I show that the mixed spatial-network effect emerges naturally at second order in perturbation theory, creating synergistic amplification when geographic proximity and network similarity align. The theoretical analysis yields three main contributions. First, I derive explicit expressions for the mixed effect functional, showing it equals the mutual information between spatial and network coordinates—a purely information-theoretic measure with no free parameters. Second, I extend the analysis to general equilibrium, proving that endogenous price and employment adjustments amplify partial equilibrium estimates by factors between 1.8 and 2.5 depending on market structure. Third, I connect network structure to system fragility through entropy production rates, providing operational measures of how consolidation affects shock dissipation speeds and cascade probabilities.

The empirical application uses county-level wage data (2018-2023) to analyze minimum wage spillovers across 3,142 U.S. counties and 274 industry classifications. Four main findings emerge. First, the mixed spatial-network effect accounts for 40 percent of total treatment propagation, with point estimate 0.043 (s.e. 0.008), statistically significant and economically large. This implies retail workers in Nevada counties near the California border experience wage increases 43 percent larger than the sum of pure spatial spillover (from proximity alone) and pure network effect (from industry connections) would predict. Second, spatial decay parameters increase from 0.01 per mile for pure geographic spillovers to 0.02 when network effects are included, demonstrating that networks concentrate rather than disperse spatial impacts. Third, general equilibrium amplification factors range from 1.8 (dispersed markets) to 2.5 (concentrated markets), implying substantial bias in partial equilibrium policy evaluation. Fourth, entropy-based fragility measures predict out-of-sample shock propagation with $R^2 = 0.67$, outperforming standard network centrality metrics ($R^2 = 0.43$).
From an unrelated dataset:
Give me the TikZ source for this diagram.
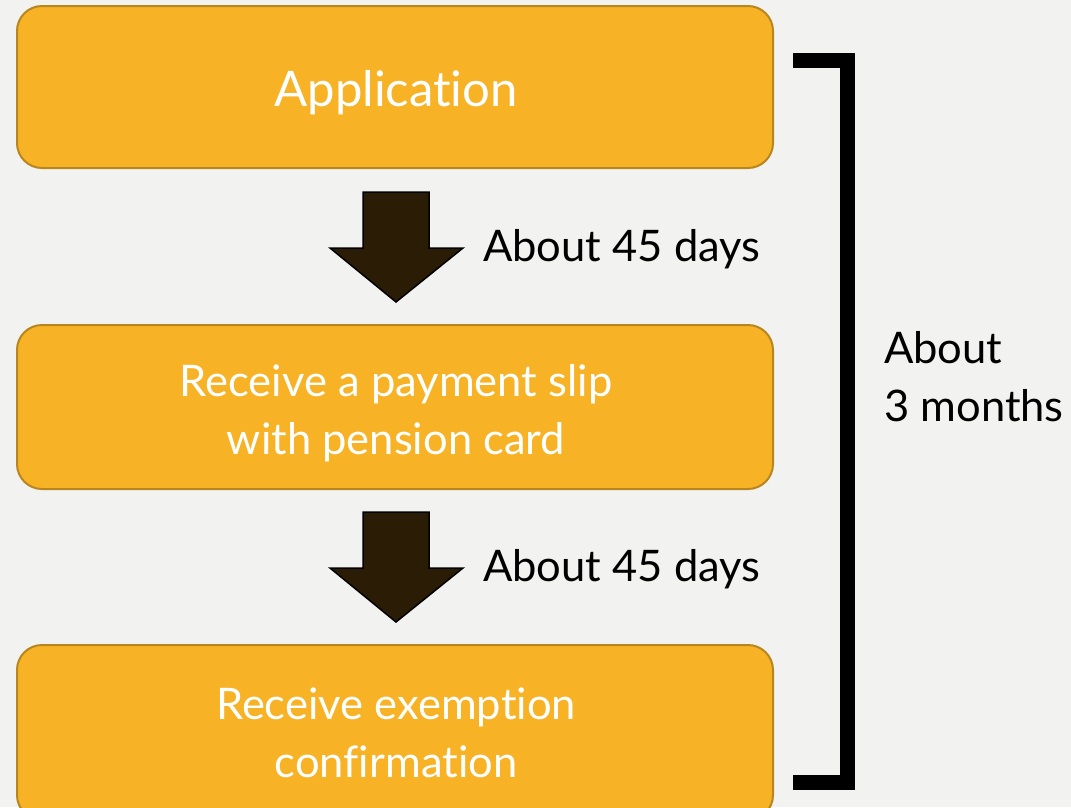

These findings have direct policy implications. Minimum wage policies should account for network amplification: optimal state-level minimum wages are 15-20 percent lower when accounting for general equilibrium feedbacks through supply chains and labor mobility networks. Financial regulation should monitor entropy production rates as early warning indicators: systems approaching critical fragility thresholds (entropy production declining by more than 30 percent) require preemptive intervention before cascades materialize. Regional development policies should leverage spatial-network synergies: infrastructure investments yield highest returns in regions with strong geographic clustering and dense economic networks.